Unfortunately, the same mechanisms that allow us to do just about anything and reach just about anyone are also the same things that can be huge time-wasters in life.
Watching Netflix, YouTube, and TikTok all day, or gossiping with friends on social media, are terrible uses of your time if you actually want to get things done.
That's why the poor spend a lot of time watching others and spending time on entertainment while the rich are putting their time to use by interacting with the right people and always working towards their goals.
It's the poor mentality that keeps you consuming the creativity and work of others while you let your own goals fall by the wayside.
To a rich person, the most important asset they have is time. To a poor person, it's all about their stuff and what kinds of entertainment to consume.
Hold Yourself Accountable
While a poor mentality says that you can have that cake after working out, rich people understand that success is cumulative.
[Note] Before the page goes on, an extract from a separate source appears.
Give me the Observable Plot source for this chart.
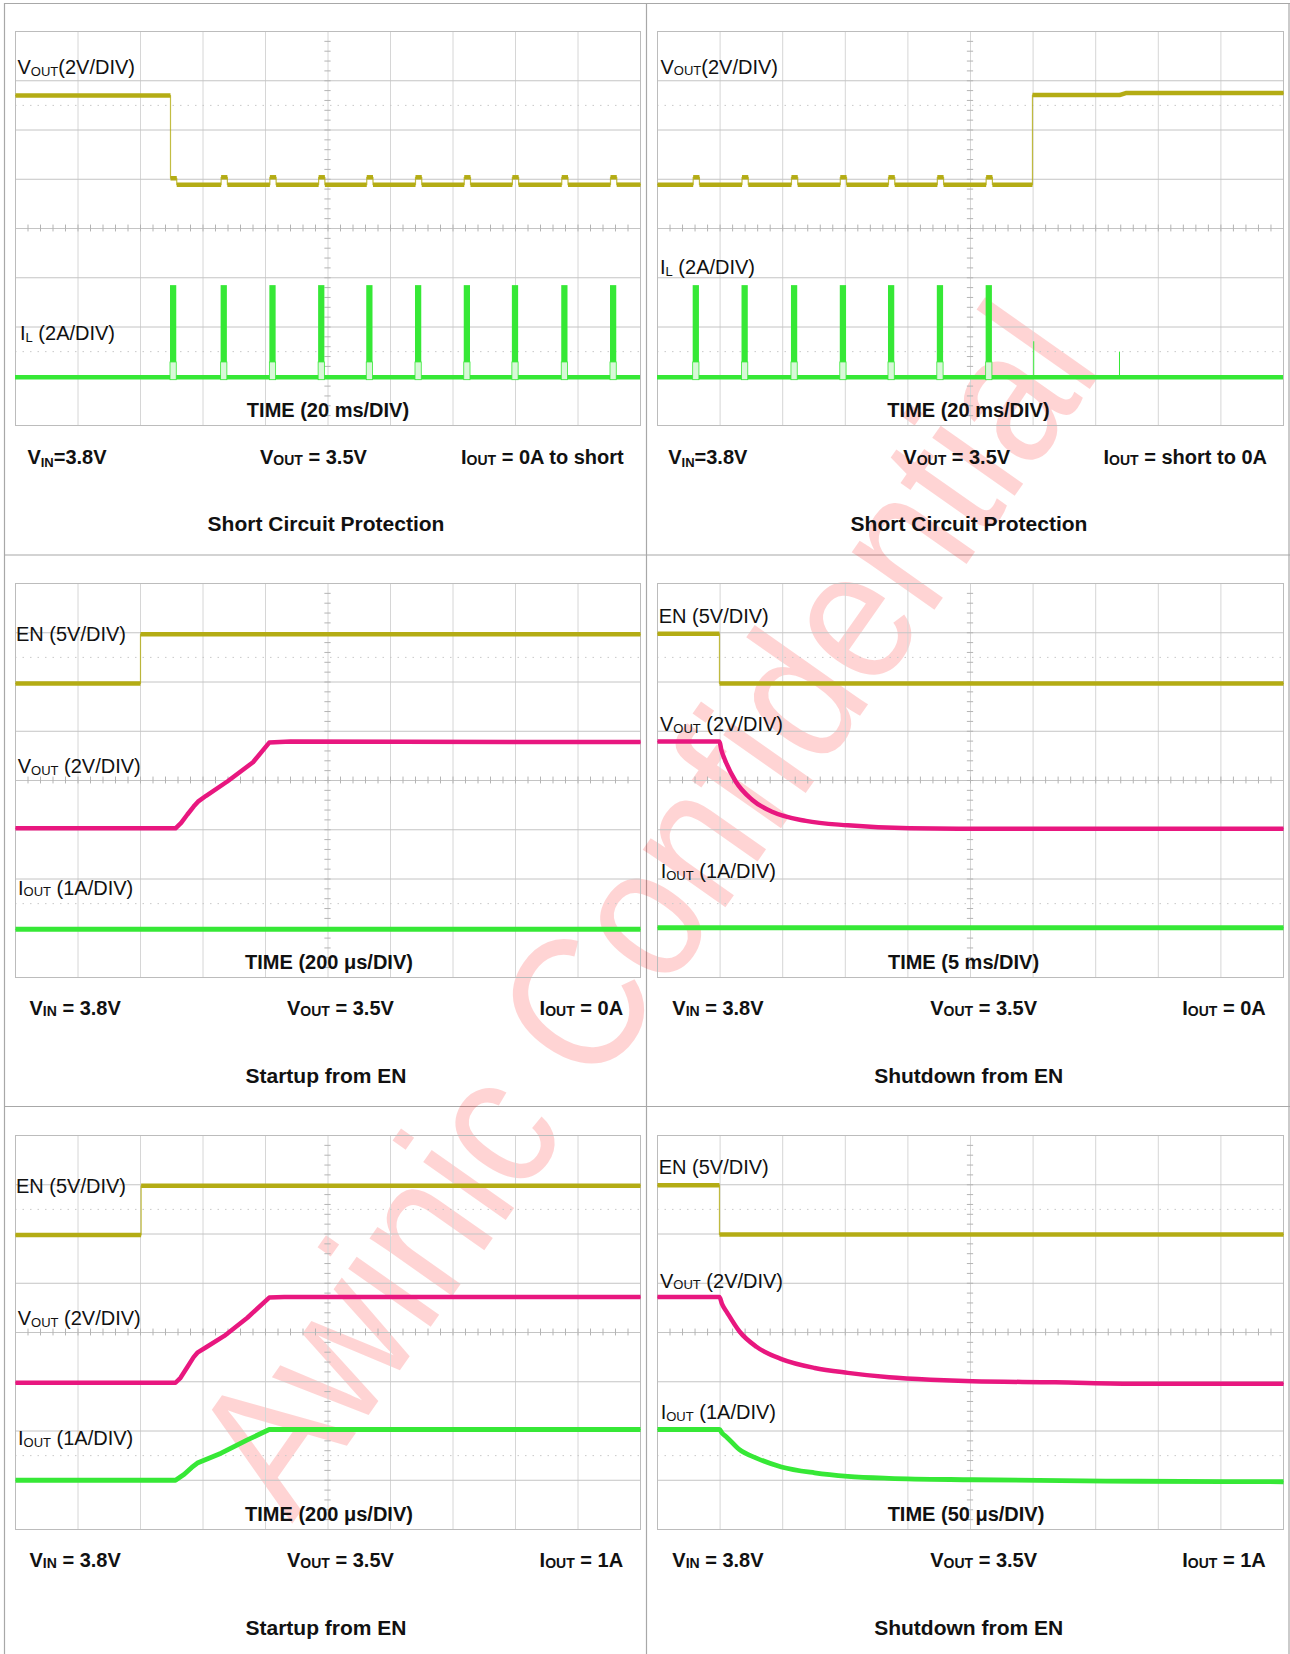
<!DOCTYPE html>
<html><head><meta charset="utf-8">
<script src="https://cdn.jsdelivr.net/npm/d3@7"></script>
<script src="https://cdn.jsdelivr.net/npm/@observablehq/plot@0.6"></script>
<style>
body{margin:0;background:#fff;}
#page{position:relative;width:1290px;height:1654px;overflow:hidden;font-family:"Liberation Sans",Arial,sans-serif;background:#fff;}
.panel{position:absolute;}
.panel svg{display:block;overflow:visible;}
.layer{position:absolute;left:0;top:0;}
</style></head>
<body><div id="page"></div>
<script>
// ---------- scope graticule (divisions) ----------
const gridX = [1, 2, 3, 4, 5, 6, 7, 8, 9];
const gridY = [1, 2, 3, 4, 5, 6, 7];
const dottedRows = [1.5, 6.5];

// ---------- Panel 1: Short circuit, IOUT 0A -> short (20 ms/div) ----------
const p1Pulses = [2.48, 3.29, 4.07, 4.85, 5.62, 6.40, 7.18, 7.95, 8.74, 9.52];
const p1VoutLevels = [6.70, 4.89, 5.04];      // high, low, hiccup bump
const p1IlLevels = [0.98, 1.28, 2.84];        // base, knee, peak

// ---------- Panel 2: Short circuit, IOUT short -> 0A (20 ms/div) ----------
const p2Pulses = [0.57, 1.35, 2.14, 2.92, 3.69, 4.47, 5.25];
const p2VoutLevels = [4.89, 5.04, 6.71, 6.75]; // low, bump, high, high after 7.38
const p2VoutSteps = [5.99, 7.38];
const p2IlLevels = [0.98, 1.28, 2.84];
const p2IlSpikes = [[6.01, 1.70], [7.38, 1.49]];

// ---------- Panel 3: Startup from EN, IOUT = 0A (200 us/div) ----------
const p3En = [[0, 5.97], [2.00, 5.97], [2.00, 6.97], [10, 6.97]];
const p3Vout = [[0, 3.03], [2.56, 3.03], [2.65, 3.14], [2.75, 3.31], [2.85, 3.47], [2.92, 3.57], [3.05, 3.69], [3.40, 3.99], [3.80, 4.37], [4.06, 4.77], [4.40, 4.79], [10, 4.78]];
const p3Iout = [[0, 0.98], [10, 0.98]];

// ---------- Panel 4: Shutdown from EN, IOUT = 0A (5 ms/div) ----------
const p4En = [[0, 6.98], [0.99, 6.98], [0.99, 5.97], [10, 5.97]];
const p4Vout = [[0, 4.79], [0.99, 4.79], [1.02, 4.62], [1.08, 4.41], [1.25, 3.98], [1.51, 3.61], [1.84, 3.36], [2.37, 3.18], [3.04, 3.09], [4.03, 3.03], [5.03, 3.02], [10, 3.02]];
const p4Iout = [[0, 1.01], [10, 1.01]];

// ---------- Panel 5: Startup from EN, IOUT = 1A (200 us/div) ----------
const p5En = [[0, 5.98], [2.01, 5.98], [2.01, 6.98], [10, 6.98]];
const p5Vout = [[0, 2.98], [2.56, 2.98], [2.64, 3.08], [2.75, 3.30], [2.85, 3.50], [2.91, 3.59], [3.05, 3.70], [3.34, 3.93], [3.71, 4.30], [4.06, 4.71], [4.30, 4.72], [10, 4.72]];
const p5Iout = [[0, 1.00], [2.56, 1.00], [2.70, 1.12], [2.82, 1.26], [2.91, 1.35], [3.29, 1.55], [3.71, 1.82], [4.06, 2.03], [10, 2.03]];

// ---------- Panel 6: Shutdown from EN, IOUT = 1A (50 us/div) ----------
const p6En = [[0, 6.99], [0.99, 6.99], [0.99, 5.99], [10, 5.99]];
const p6Vout = [[0, 4.72], [0.99, 4.72], [1.03, 4.58], [1.11, 4.41], [1.31, 4.02], [1.58, 3.71], [1.98, 3.46], [2.51, 3.28], [3.04, 3.18], [3.70, 3.09], [4.36, 3.04], [5.03, 3.01], [6.35, 2.99], [7.68, 2.96], [10, 2.96]];
const p6Iout = [[0, 2.03], [0.99, 2.03], [1.03, 1.96], [1.11, 1.87], [1.31, 1.62], [1.58, 1.45], [1.98, 1.27], [2.51, 1.15], [3.04, 1.08], [3.70, 1.04], [5.03, 1.01], [7.68, 0.98], [10, 0.97]];

// ---------- text ----------
const timeLabels = ["TIME (20 ms/DIV)", "TIME (20 ms/DIV)", "TIME (200 μs/DIV)", "TIME (5 ms/DIV)", "TIME (200 μs/DIV)", "TIME (50 μs/DIV)"];
const titles = ["Short Circuit Protection", "Short Circuit Protection", "Startup from EN", "Shutdown from EN", "Startup from EN", "Shutdown from EN"];
const ioutConditions = ["0A to short", "short to 0A", "0A", "0A", "1A", "1A"];
const vinValue = ["3.8V"];
const voutValue = ["3.5V"];
const watermark = ["Awinic Confidential"];

// ---------- colours ----------
const YELLOW = "#b4ac14", PINK = "#e8177f", GREEN = "#36e836";

// ---------- helpers ----------
const PW = 0.1; // pulse / bump width in divisions
function hiccup(pulses, base, bump, w) {
  const pts = [];
  for (const p of pulses) { pts.push([p, base], [p, bump], [p + w, bump], [p + w, base]); }
  return pts;
}
const p1Vout = [[0, p1VoutLevels[0]], [p1Pulses[0], p1VoutLevels[0]], [p1Pulses[0], p1VoutLevels[2] - 0.02], [p1Pulses[0] + PW, p1VoutLevels[2] - 0.02], [p1Pulses[0] + PW, p1VoutLevels[1]],
  ...hiccup(p1Pulses.slice(1), p1VoutLevels[1], p1VoutLevels[2], PW), [10, p1VoutLevels[1]]];
const p2Vout = [[0, p2VoutLevels[0]], ...hiccup(p2Pulses, p2VoutLevels[0], p2VoutLevels[1], PW),
  [p2VoutSteps[0], p2VoutLevels[0]], [p2VoutSteps[0], p2VoutLevels[2]], [p2VoutSteps[1], p2VoutLevels[2]], [p2VoutSteps[1] + 0.1, p2VoutLevels[3]], [10, p2VoutLevels[3]]];

function segments(pts) {
  const rows = []; let seg = 0;
  pts.forEach((p, i) => { if (i > 0 && p[0] === pts[i - 1][0]) seg++; rows.push({x: p[0], y: p[1], seg}); });
  return rows;
}
function traceMarks(pts, color, curve = "linear", width = 4.5) {
  return [
    Plot.line(pts, {x: d => d[0], y: d => d[1], stroke: color, strokeWidth: 1.2, strokeOpacity: 0.8}),
    Plot.line(segments(pts), {x: "x", y: "y", z: "seg", stroke: color, strokeWidth: width, curve, strokeLinecap: "butt"})
  ];
}
function pulseMarks(pulses, lv) {
  return [
    Plot.rect(pulses, {x1: d => d, x2: d => d + PW, y1: lv[0] - 0.06, y2: lv[1], fill: "#d8f8d8", stroke: GREEN, strokeWidth: 0.8}),
    Plot.rect(pulses, {x1: d => d, x2: d => d + PW, y1: lv[1], y2: lv[2], fill: GREEN})
  ];
}
function scope(w, marks) {
  const minorX = d3.range(0, 10.001, 0.2), minorY = d3.range(0, 8.001, 0.2);
  return Plot.plot({
    width: w, height: 394, margin: 0,
    x: {domain: [0, 10], axis: null}, y: {domain: [0, 8], axis: null},
    style: {background: "transparent", overflow: "visible"},
    marks: [
      Plot.ruleX(gridX, {stroke: "#d6d6d6", strokeWidth: 1}),
      Plot.ruleY(gridY, {stroke: "#c4c4c4", strokeWidth: 1}),
      Plot.ruleY(dottedRows, {stroke: "#c8c8c8", strokeDasharray: "1.5 6", strokeWidth: 1}),
      Plot.ruleX(minorX, {y1: 3.93, y2: 4.07, stroke: "#b4b4b4"}),
      Plot.ruleY(minorY, {x1: 4.95, x2: 5.05, stroke: "#b4b4b4"}),
      Plot.frame({stroke: "#bcbcbc"}),
      ...marks
    ]
  });
}

const page = document.getElementById("page");
// under layer: table lines + watermark
const under = `<svg class="layer" width="1290" height="1654" xmlns="http://www.w3.org/2000/svg">
<g stroke="#a8a8a8" stroke-width="1.2" fill="none">
<line x1="4" y1="3.5" x2="1290" y2="3.5"/><line x1="4.5" y1="3" x2="4.5" y2="1654"/>
<line x1="646.5" y1="3" x2="646.5" y2="1654"/><line x1="1289" y1="3" x2="1289" y2="1654"/>
<line x1="4" y1="555" x2="1290" y2="555"/><line x1="4" y1="1106.5" x2="1290" y2="1106.5"/>
</g>
<g transform="translate(292 1524) rotate(-54.9) scale(1.01 1.15)">
<text x="0" y="0" font-size="166" fill="#ff0000" fill-opacity="0.17" font-family="Liberation Sans, Arial, sans-serif">${watermark[0]}</text>
</g>
</svg>`;
page.insertAdjacentHTML("beforeend", under);

const panels = [
  {x: 15, y: 31, w: 625, marks: [...traceMarks(p1Vout, YELLOW), Plot.ruleY([p1IlLevels[0]], {stroke: GREEN, strokeWidth: 4.6}), ...pulseMarks(p1Pulses, p1IlLevels)]},
  {x: 657, y: 31, w: 626, marks: [...traceMarks(p2Vout, YELLOW), Plot.ruleY([p2IlLevels[0]], {stroke: GREEN, strokeWidth: 4.6}), ...pulseMarks(p2Pulses, p2IlLevels),
    Plot.ruleX(p2IlSpikes, {x: d => d[0], y1: p2IlLevels[0], y2: d => d[1], stroke: GREEN, strokeWidth: 1})]},
  {x: 15, y: 583, w: 625, marks: [...traceMarks(p3En, YELLOW), ...traceMarks(p3Vout, PINK), ...traceMarks(p3Iout, GREEN, "linear", 4.8)]},
  {x: 657, y: 583, w: 626, marks: [...traceMarks(p4En, YELLOW), ...traceMarks(p4Vout, PINK, "monotone-x"), ...traceMarks(p4Iout, GREEN, "linear", 4.8)]},
  {x: 15, y: 1135, w: 625, marks: [...traceMarks(p5En, YELLOW), ...traceMarks(p5Vout, PINK), ...traceMarks(p5Iout, GREEN, "linear", 4.8)]},
  {x: 657, y: 1135, w: 626, marks: [...traceMarks(p6En, YELLOW), ...traceMarks(p6Vout, PINK, "monotone-x"), ...traceMarks(p6Iout, GREEN, "monotone-x", 4.8)]}
];
for (const p of panels) {
  const div = document.createElement("div");
  div.className = "panel"; div.style.left = p.x + "px"; div.style.top = p.y + "px";
  div.appendChild(scope(p.w, p.marks));
  page.appendChild(div);
}

// text overlay
function lab(x, y, main, sub, rest, size = 20, subSize = 13, dy = 1.5, weight = "normal", anchor = "start") {
  return `<text x="${x}" y="${y}" font-size="${size}" font-weight="${weight}" text-anchor="${anchor}">${main}<tspan font-size="${subSize}" dy="${dy}">${sub}</tspan><tspan dy="${-dy}">${rest}</tspan></text>`;
}
let t = "";
// channel labels
t += lab(17.5, 74, "V", "OUT", "(2V/DIV)");
t += lab(20, 340, "I", "L", " (2A/DIV)");
t += lab(660.5, 73.5, "V", "OUT", "(2V/DIV)");
t += lab(660, 274, "I", "L", " (2A/DIV)");
const chan3 = [[16, 641, 17.7, 773, 18, 894.5], [658.7, 623, 660, 731, 660.7, 878], [16, 1193, 17.7, 1325, 18, 1445], [658.7, 1174, 660, 1287.5, 660.7, 1419]];
for (const c of chan3) {
  t += `<text x="${c[0]}" y="${c[1]}" font-size="20">EN (5V/DIV)</text>`;
  t += lab(c[2], c[3], "V", "OUT", " (2V/DIV)");
  t += lab(c[4], c[5], "I", "OUT", " (1A/DIV)");
}
const timePos = [[328, 417], [968.5, 417], [329, 969], [963.5, 969], [329, 1521], [966, 1521]];
timePos.forEach((p, i) => { t += `<text x="${p[0]}" y="${p[1]}" font-size="20" font-weight="bold" text-anchor="middle">${timeLabels[i]}</text>`; });
const titlePos = [[326, 531], [969, 531], [326, 1083], [968.7, 1083], [326, 1635], [968.7, 1635]];
titlePos.forEach((p, i) => { t += `<text x="${p[0]}" y="${p[1]}" font-size="21" font-weight="bold" text-anchor="middle">${titles[i]}</text>`; });
const condPos = [[27.4, 260, 461, 464], [668.2, 903.3, 1103.5, 464], [29.5, 287, 539.6, 1015], [672.3, 930.2, 1182.3, 1015], [29.5, 287, 539.6, 1567], [672.3, 930.2, 1182.3, 1567]];
condPos.forEach((p, i) => {
  if (i < 2) t += lab(p[0], p[3], "V", "IN", "=" + vinValue[0], 20, 13, 3, "bold");
  else t += lab(p[0], p[3], "V", "IN", " = " + vinValue[0], 20, 14, 0.5, "bold");
  t += lab(p[1], p[3], "V", "OUT", " = " + voutValue[0], 20, 14, 0.5, "bold");
  t += lab(p[2], p[3], "I", "OUT", " = " + ioutConditions[i], 20, 14, 0.5, "bold");
});
page.insertAdjacentHTML("beforeend", `<svg class="layer" width="1290" height="1654" xmlns="http://www.w3.org/2000/svg" font-family="Liberation Sans, Arial, sans-serif" fill="#111">${t}</svg>`);
</script></body></html>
If you take one step back each time you take a step forward, you'll never go anywhere.
Rich people know that every action or inaction has consequences, and they would never try to achieve their goals on one hand while sabotaging them on the other.
After all, the only one that can keep you accountable is yourself, and if you're not looking for small, incremental wins each day without falling into the temptation for backsliding, you're stuck in a poor man's mentality.
Rich people will do whatever it takes to live out their dreams, which is why, even once they've attained success, they won't let up and stop.
Being rich is a mindset, and the best part is that once you've trained your mind to be rich, it's only a matter of time before you'll start accomplishing more and turning those small wins into something sustainable that you build on for life.
Avoiding A Poor Mindset – Final Thoughts
It’s incredibly easy to buy whatever you want, be selfish, blame others, and think the world is against you.
It requires no effort at all—that’s why so many fall into the trap of the poor person mentality.
The right mindset, the wealthiest mindset, is one that focuses on adding value to the lives of others. You have to have a vision and ambition to take action.